Writer Simon Nye constructed a really compelling mystery that allowed the dual threads of the narrative to run alongside each other without letting on which was the real one. Of course, within the confines of the show, the Leadworth realm had to be fake, since having Amy give birth, adding a baby to the dynamic, would have creating enormous problems from a writing point of view, but Nye managed to make both seem equally plausible right up until the last moment. Even then, he had an extra surprise up his sleeve; neither was real at all, and the Dream Lord was a manifestation of The Doctor's darkest moments. It was a reveal that could have backfired horribly and rang terribly false, but the combination of a tense, emotional build up totally justified it.

Toby Jones is one of the best guest stars that the regenerated series has seen so far. He had just the right mixture of theatricality and steely menace; he's a mime with a razor blade. You can laugh at his witticisms and the sheer glee of his performance, whether he's taunting The Doctor by reciting nursery rhymes or changing his clothes to look like an hilarious approximation of a gigolo, but you can't relax because you understand completely what a threat he is. It's half Jones' performance that makes him a believable enemy, but it's also down to Matt Smith's barely contained frustration. Anyone who riles The Doctor up this much, and who seems to be on top of the situation, has got to be bad news.

A great episode for Karen Gillan, particularly in the Leadworth half of the episode since she was essentially playing a different version of the Amy that we know and love. She's older, pregnant, and, though she doesn't say it until too late, deeply in love with Rory. Two moments stand out for me; the gently horrified reaction she gives to when Rory cuts off his ponytail, which speaks volumes about their married life and the relationship that has formed in the years they have been apart from The Doctor; and the heartrendingly brutal way that she delivers the line "Then what is the point of you?" when Rory is "killed" by one of the creatures. She puts so much anger and spite into that one line that you know instantly the pain and anger she feels, however wrongly, towards The Doctor for failing to save Rory. Once again, The Doctor's fallibility forms a central moment in the episode, as it has throughout this series.

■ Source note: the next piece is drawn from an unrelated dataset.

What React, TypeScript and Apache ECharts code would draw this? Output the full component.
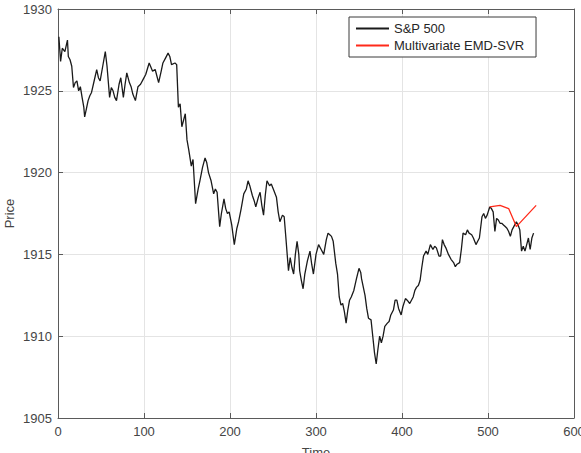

Rory's death midway through the episode, even if it wasn't in the strictest sense real, was a really beautifully handled scene. His slow deterioration as he turns to sand, coupled with his plaintive entreaty to Amy to raise their child, was played with the right amount of melancholy and understatement to make it really powerful, even if I didn't really think it was a true death. Not to harp on about Russell T. Davies yet again - he's long gone and I feel like I'm beating a dead horse by going on about his tenure on the show - but I can imagine that same scene being played with bombastic, melodramatic strings in the background and floods of tears, and it would not have had half the impact that it did. Nor would the aftermath, in which Amy intentionally crashes a minivan into the side of a building because she a) is convinced Leadworth is a dream and b) if it isn't a dream then she doesn't want to live in a world without Rory, was a really noble sacrifice, one which was not diminished by the ultimate revelation that none of it was real because the emotions being portrayed absolutely were.

Apart from the big, emotional stuff, there were some little character moments that I really enjoyed. After Amy fakes the onset of labour to scare The Doctor into admitting that her life isn't as dull as he is making it out to be, Rory gives him a little look of half-hearted defiance. In that instance, he's both revelling in a vicarious victory over the man who has so overshadowed his life and his relationship with Amy, but also realises that he had absolutely nothing to do with that victory so any feelings of supremacy he might have are, at best, ill-founded. As this series has done repeatedly, it uses little microcosms to reinforce the central dynamics of the show: The Doctor might be the know it all, but Amy is more than a match for him, and even though he's got the girl, Rory will always have to compete to be the most important man in her life.

A terrific episode, and one that reminded me of everything I love about Doctor Who. It's good to be back.

Episode Rating: 8/10

- Lots of really funny lines in this episode, my favourite being Amy saying, "If we're gonna die, we'll die looking like a Peruvian folk band" after dressing everyone up in ponchos. (She's clearly the Vince Noir of the group, with Rory, who considers them to be "The biggest crime against fashion since Lederhosen" being the Howard Moon.)
- Loved The Doctor saying, "There's something that doesn't make sense. Let's poke it with a stick." Funny line, and one which so completely sums up The Doctor and his approach to problems.